Timeline (Key Dates)

  • Early May 1999: Infiltrations detected; initial firefights and patrol losses.
  • 26 May 1999: IAF joins operations (Operation Safed Sagar).
  • 13 June 1999: Tololing recaptured; momentum shifts to India.
  • 4 July 1999: Tiger Hill retaken in a landmark victory.
  • 26 July 1999: India declares Operation Vijay complete; Kargil Vijay Diwas.

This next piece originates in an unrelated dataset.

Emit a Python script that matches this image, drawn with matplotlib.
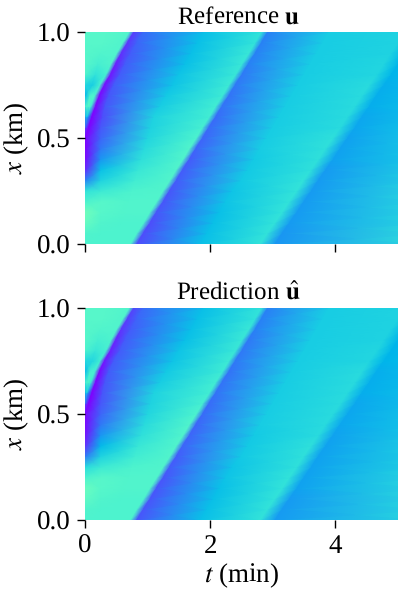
import numpy as np
import matplotlib
matplotlib.use('Agg')
import matplotlib.pyplot as plt

plt.rcParams['font.family'] = ['Liberation Serif', 'DejaVu Serif']
plt.rcParams['mathtext.fontset'] = 'stix'
plt.rcParams['text.hinting'] = 'no_hinting'
plt.rcParams['text.hinting_factor'] = 1

# distance levels (km)
x_levels = [0.00, 0.05, 0.10, 0.15, 0.20, 0.25, 0.30, 0.35, 0.40, 0.45, 0.50,
            0.55, 0.60, 0.65, 0.70, 0.75, 0.80, 0.85, 0.90, 0.95, 1.00]

t_knots = [
    [0, 0, 0, 0, .25, .50, .73, .83, 1.85, 2.80, 3.04, 5.5],
    [0, 0, 0, 0, .25, .55, .83, .93, 1.95, 2.91, 3.15, 5.5],
    [0, 0, 0, 0, .25, .60, .94, 1.04, 2.05, 3.03, 3.27, 5.5],
    [0, 0, 0, 0, .25, .65, 1.04, 1.14, 2.15, 3.15, 3.39, 5.5],
    [0, 0, 0, 0, .25, .70, 1.15, 1.25, 2.25, 3.26, 3.50, 5.5],
    [0, 0, 0, 0, .25, .75, 1.25, 1.35, 2.35, 3.38, 3.62, 5.5],
    [0, 0, 0, 0, .25, .80, 1.36, 1.46, 2.50, 3.49, 3.73, 5.5],
    [0, 0, 0, 0, .25, .85, 1.46, 1.56, 2.60, 3.61, 3.85, 5.5],
    [0, 0, 0, 0, .25, .90, 1.57, 1.67, 2.70, 3.73, 3.97, 5.5],
    [0, 0, 0, 0, .25, .95, 1.67, 1.77, 2.80, 3.84, 4.08, 5.5],
    [0, 0, 0, 0, .25, 1.0, 1.78, 1.88, 2.90, 3.96, 4.20, 5.5],
    [0, .01, .02, .06, .25, 1.05, 1.88, 1.98, 3.0, 4.08, 4.32, 5.5],
    [0, .03, .05, .11, .28, 1.1, 1.99, 2.09, 3.1, 4.19, 4.43, 5.5],
    [0, .05, .10, .17, .32, 1.2, 2.09, 2.19, 3.2, 4.31, 4.55, 5.5],
    [0, .08, .16, .23, .38, 1.3, 2.20, 2.30, 3.3, 4.42, 4.66, 5.5],
    [0, .12, .24, .31, .46, 1.4, 2.30, 2.40, 3.4, 4.54, 4.78, 5.5],
    [0, .17, .34, .41, .56, 1.5, 2.41, 2.51, 3.5, 4.66, 4.90, 5.5],
    [0, .21, .42, .49, .64, 1.6, 2.51, 2.61, 3.6, 4.77, 5.01, 5.5],
    [0, .25, .51, .58, .73, 1.7, 2.62, 2.72, 3.7, 4.88, 5.12, 5.5],
    [0, .30, .61, .68, .83, 1.8, 2.72, 2.82, 3.8, 5.0, 5.24, 5.5],
    [0, .35, .71, .78, .93, 1.9, 2.82, 2.92, 3.9, 5.12, 5.36, 5.5],
]

# reference field at those knots
u_ref = [
    [.40, .40, .40, .40, .40, .40, .40, .10, .27, .35, .20, .34],
    [.41, .41, .41, .41, .40, .40, .40, .10, .27, .35, .20, .34],
    [.45, .45, .45, .45, .41, .40, .40, .10, .27, .35, .21, .33],
    [.47, .47, .47, .47, .42, .41, .41, .11, .27, .35, .21, .33],
    [.40, .40, .40, .40, .42, .41, .41, .11, .28, .35, .21, .33],
    [.35, .35, .35, .35, .37, .40, .41, .11, .28, .35, .21, .33],
    [.17, .17, .17, .17, .31, .38, .41, .12, .29, .35, .21, .32],
    [.05, .05, .05, .05, .27, .36, .41, .12, .29, .34, .21, .31],
    [.01, .01, .01, .01, .20, .34, .41, .12, .29, .34, .22, .30],
    [.00, .00, .00, .00, .16, .33, .41, .13, .30, .34, .22, .30],
    [.00, .00, .00, .00, .13, .32, .40, .13, .30, .34, .22, .30],
    [.10, .10, .08, .00, .11, .31, .39, .14, .30, .33, .23, .29],
    [.22, .28, .20, .00, .10, .31, .38, .14, .30, .33, .23, .28],
    [.38, .42, .38, .01, .11, .30, .38, .15, .30, .33, .24, .28],
    [.25, .40, .40, .01, .11, .29, .37, .15, .30, .33, .24, .27],
    [.32, .30, .39, .02, .12, .28, .37, .16, .30, .33, .24, .27],
    [.41, .35, .39, .03, .12, .28, .36, .16, .30, .32, .25, .27],
    [.42, .39, .41, .04, .12, .27, .36, .17, .30, .32, .25, .27],
    [.42, .41, .41, .06, .12, .27, .36, .17, .30, .31, .25, .26],
    [.42, .42, .41, .07, .13, .27, .35, .17, .30, .31, .25, .26],
    [.42, .42, .41, .08, .14, .27, .35, .17, .30, .31, .26, .26],
]

# predicted field at the same knots
u_pred = [
    [.40, .40, .40, .40, .40, .40, .40, .11, .27, .35, .21, .33],
    [.41, .41, .41, .41, .40, .40, .40, .11, .27, .35, .21, .33],
    [.44, .44, .44, .44, .41, .40, .40, .11, .27, .35, .21, .33],
    [.46, .46, .46, .46, .42, .41, .41, .11, .27, .35, .22, .33],
    [.40, .40, .40, .40, .42, .41, .41, .11, .28, .35, .22, .33],
    [.33, .33, .33, .33, .37, .40, .41, .12, .28, .34, .22, .32],
    [.16, .16, .16, .16, .31, .38, .41, .12, .29, .34, .22, .31],
    [.06, .06, .06, .06, .26, .36, .41, .13, .29, .34, .22, .31],
    [.02, .02, .02, .02, .20, .34, .41, .13, .29, .33, .22, .30],
    [.01, .01, .01, .01, .16, .33, .41, .13, .30, .33, .23, .29],
    [.01, .01, .01, .01, .13, .32, .40, .14, .30, .33, .23, .29],
    [.12, .12, .08, .00, .11, .31, .39, .14, .30, .33, .23, .28],
    [.25, .30, .20, .00, .11, .31, .38, .15, .30, .33, .24, .28],
    [.38, .41, .37, .01, .11, .30, .38, .15, .30, .33, .24, .27],
    [.26, .39, .39, .01, .12, .29, .37, .15, .30, .33, .24, .27],
    [.32, .32, .38, .03, .12, .28, .37, .16, .30, .32, .25, .27],
    [.40, .36, .39, .04, .12, .28, .36, .16, .30, .32, .25, .27],
    [.42, .39, .40, .05, .12, .27, .36, .16, .30, .31, .25, .27],
    [.42, .41, .41, .07, .12, .27, .36, .17, .30, .31, .25, .26],
    [.42, .42, .41, .08, .13, .27, .35, .17, .30, .31, .25, .26],
    [.42, .42, .41, .09, .14, .27, .35, .17, .30, .31, .26, .26],
]

titles = [r'Reference $\mathbf{u}$', r'Prediction $\hat{\mathbf{u}}$']
fields = [u_ref, u_pred]
t_ticks = [0, 2, 4]
x_ticks = [0.0, 0.5, 1.0]

T = np.array(t_knots)
X = np.repeat(np.array(x_levels)[:, None], T.shape[1], axis=1)

fig = plt.figure(figsize=(3.98, 5.95), dpi=100)
ax_top = fig.add_axes([85/398, 1 - 244/595, 313/398, 212/595])
ax_bot = fig.add_axes([85/398, 1 - 520/595, 313/398, 212/595])

for ax, field, title in zip([ax_top, ax_bot], fields, titles):
    ax.pcolormesh(T, X, np.array(field), shading='gouraud', cmap='rainbow',
                  vmin=0, vmax=1, rasterized=True)
    ax.set_xlim(0, 5)
    ax.set_ylim(0, 1)
    ax.set_xticks(t_ticks)
    ax.set_yticks(x_ticks)
    ax.set_yticklabels(['0.0', '0.5', '1.0'])
    ax.tick_params(length=5.8, width=1.0, labelsize=19.5, pad=4.5)
    for side in ax.spines:
        ax.spines[side].set_visible(False)
    ax.set_ylabel(r'$x$ (km)', fontsize=19.5, labelpad=4)
    ax.set_title(title, fontsize=18.2, pad=6, x=0.49)

ax_top.set_xticklabels([])
ax_bot.set_xlabel(r'$t$ (min)', fontsize=19.5, labelpad=2)

fig.savefig('out.png', dpi=100)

Key Figures and Formations

  • Indian leadership: Prime Minister Atal Bihari Vajpayee; Army Chief Gen V.P. Malik; Northern Army and 15 Corps commanders and brigade-level leaders orchestrating sequential clearances.
  • Units: Multiple mountain infantry battalions (e.g., 2 Raj Rif, 1/11 Gorkha Rifles, 18 Grenadiers, 8 Sikh, 13 JAK Rif, 17 Jat, 12 JAK LI, among others), artillery regiments massed for fire dominance, and IAF squadrons with Mirage-2000, MiG-27, and MiG-21 variants.

Interesting Notes

  • Extreme altitude and gradients (often 60–80 degrees) forced night cliff-climbs with fixed ropes and ice-axes; casualty evacuation required daring stretcher lowers and helicopter sorties constrained by density altitude.
  • The Bofors gun’s sustained high-angle fire at altitude became a central legend of the campaign, credited by many commanders as battle-winning artillery.
  • Media and public morale: War coverage, letters from soldiers, and real-time briefings galvanized national support; 26 July is commemorated annually as Kargil Vijay Diwas.

निष्कर्ष

Fought on some of the world’s toughest battlefields, the Kargil War was a classic high-altitude, limited conflict in which India, under a constrained escalation posture, combined infantry grit, artillery supremacy, and calibrated air power to evict infiltrators and restore the LoC by late July 1999. The campaign reshaped India’s high-altitude warfighting, surveillance, and joint operations—and stands as a case study in limited war under a nuclear shadow.